「日本なくしてNVIDIAはなかった」 フアンCEOが語った真意は?
ロボット革命に期待
AIが活用できる分野としてロボット産業を重視していると話し「これからはAIを実装したロボット革命が起きる」と将来を見据えた。具体的には「ロボットが進化することにより、デジタルAIエージェントと、フィジカルAIエージェントの2つが生まれる。デジタルエージェントは従業員の代わりをしてくれ、フィジカルエージェントは工場や倉庫で人間の代わりに働いてくれる」と説明する。 その上で「世界で作られる半分のロボットが日本で生産されている。日本はロボットを生産するベストの国だ。メカトロ技術もあり、川崎重工など多くのロボットメーカーがある。日本はこのチャンスを生かすべきで、われわれも一緒に(AIを実装したロボット革命を)実現したい」とエールを送った。 また「機動戦士ガンダム」や「鉄腕アトム」などを挙げ「ロボティクス領域で日本より優れている国はない」と指摘。AIロボット開発で安川電機や川崎重工業など、医療機器でキヤノンや富士フイルムホールディングスなどと連携・協業しているとを明かした。
ヒューマノイドロボットに注目
「いまのロボットは皿を洗うのも難しい。また工場で仕事をするのも難しいようで、これはロボットがすでに作られたレイアウトになっているからだ。車の製造工場で使うロボットは、工場で使えるように考えられて作られている。
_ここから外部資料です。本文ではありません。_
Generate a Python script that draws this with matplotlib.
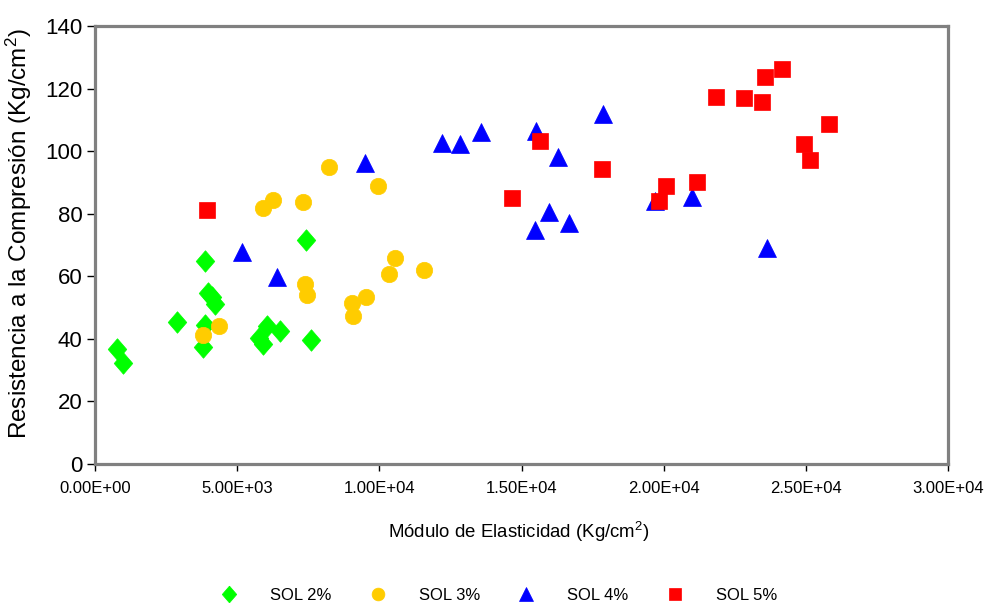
import matplotlib
matplotlib.use("Agg")
import matplotlib.pyplot as plt
from matplotlib.ticker import FixedLocator, FuncFormatter

plt.rcParams['font.family'] = ['Liberation Sans', 'DejaVu Sans']
plt.rcParams['mathtext.fontset'] = 'custom'
plt.rcParams['mathtext.rm'] = 'Liberation Sans'
plt.rcParams['mathtext.it'] = 'Liberation Sans:italic'
plt.rcParams['mathtext.default'] = 'regular'

# ---- data ----
sol2_x = [780, 1000, 2900, 3870, 3990, 4100, 4220, 3870, 3790, 6040, 6510, 5780, 5920, 7590, 7420]
sol2_y = [36.7, 32.2, 45.5, 64.9, 54.8, 53.3, 51.0, 44.4, 37.5, 44.2, 42.6, 40.2, 38.4, 39.6, 71.6]

sol3_x = [6250, 5900, 7300, 7390, 7470, 4350, 3790, 8240, 9970, 10550, 10340, 11570, 9530, 9040, 9060]
sol3_y = [84.4, 81.7, 83.8, 57.5, 54.0, 44.2, 41.2, 95.0, 88.9, 65.7, 60.6, 62.0, 53.3, 51.4, 47.3]

sol4_x = [5180, 6390, 9500, 12200, 12840, 13570, 15500, 16270, 17860, 15960, 16680, 15490, 21000, 23630, 19700]
sol4_y = [67.9, 59.9, 96.3, 102.7, 102.2, 106.0, 106.5, 98.2, 111.8, 80.6, 76.9, 74.8, 85.2, 68.9, 84.0]

sol5_x = [3930, 15650, 17830, 14650, 24150, 23570, 21840, 22810, 23470, 25820, 24950, 25150, 21160, 20070, 19840]
sol5_y = [81.2, 103.3, 94.4, 85.1, 126.4, 123.8, 117.4, 116.9, 115.6, 108.7, 102.3, 97.2, 90.2, 88.8, 84.2]

series_labels = ['SOL 2%', 'SOL 3%', 'SOL 4%', 'SOL 5%']
x_ticks = [0, 5000, 10000, 15000, 20000, 25000, 30000]
y_ticks = [0, 20, 40, 60, 80, 100, 120, 140]

# slightly tall diamond marker
diamond = [(0, 1.1), (0.95, 0), (0, -1.1), (-0.95, 0), (0, 1.1)]

# ---- figure ----
W, H = 984, 603
fig = plt.figure(figsize=(W / 100, H / 100), dpi=100)
ax = fig.add_axes([95 / W, 1 - 464 / H, (948 - 95) / W, (464 - 26) / H])

ax.plot(sol2_x, sol2_y, linestyle='none', marker=diamond, ms=15.5, color='#00FF00',
        mec='#00FF00', mew=0.5, label=series_labels[0])
ax.plot(sol3_x, sol3_y, linestyle='none', marker='o', ms=11.8, color='#FFCC00',
        mec='#FFCC00', mew=0.5, label=series_labels[1])
ax.plot(sol4_x, sol4_y, linestyle='none', marker='^', ms=12.5, color='#0000FF',
        mec='#0000FF', mew=0.5, label=series_labels[2])
ax.plot(sol5_x, sol5_y, linestyle='none', marker='s', ms=11.8, color='#FF0000',
        mec='#FF0000', mew=0.5, label=series_labels[3])

ax.set_xlim(0, 30000)
ax.set_ylim(0, 140)
ax.xaxis.set_major_locator(FixedLocator(x_ticks))
ax.yaxis.set_major_locator(FixedLocator(y_ticks))
ax.xaxis.set_major_formatter(FuncFormatter(lambda v, p: '{:.2E}'.format(v)))

for s in ax.spines.values():
    s.set_color('#808080')
    s.set_linewidth(2.3)

ax.tick_params(axis='x', direction='out', length=5, width=1, color='black',
               labelsize=12, pad=7)
ax.tick_params(axis='y', direction='out', length=6, width=1, color='black',
               labelsize=16, pad=3)

ax.set_xlabel(r'Módulo de Elasticidad (Kg/cm$^{2}$)', fontsize=13.4)
ax.set_ylabel(r'Resistencia a la Compresión (Kg/cm$^{2}$)', fontsize=17.5)
ax.xaxis.set_label_coords(0.497, -0.128)
ax.yaxis.set_label_coords(-0.071, 0.527)

fig.legend(loc='center', bbox_to_anchor=(0.507, 1 - 595 / H), ncol=4,
           frameon=False, fontsize=12, markerscale=0.78, handlelength=1.0,
           handletextpad=1.95, columnspacing=2.3)

fig.savefig('out.png', dpi=100)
世界には2000万の工場があるが、そのうちの数百のみがロボット用ということで作られている。それ以外の何百万もの工場は、人が働くことを想定して作られている」 「このため、私たちがロボティクスのテクノロジーを活用して社会で生かそうとする、家庭でお手伝いをする、あるいは病院で役立てようとする、ドクターがロボット手術をする――ということを考えると、唯一のソリューションは(ヒト型の)ヒューマノイドのロボットになる。工場で作られているロボットは、病院では役に立たない。ソリューションにするためにはヒューマノイドロボットを作る必要がある。このロボットは成長する可能性があり、今後5年間で大きく進化する」 現在、ヒューマノイドロボットは実用化が少しずつ進んでおり、ファミリーレストランで配膳をしたり、ホテルのフロントで案内業務をしたりしている。人間に近づいてはいるものの、まだ改善の余地が大きいのが現実だ。AIを駆使したより人間味のあるヒューマノイドロボットの開発への期待が高まっている。 車に関しては「全ての自動車がリアルなロボットになり、人間が運転しているならばAIがコーパイロット(副運転手)になってくれる。運転していなければショーファー(運転手)やコンパニオンになるだろう」と述べ、世界中の労働力不足をAIが代替する状況になると予測してみせた。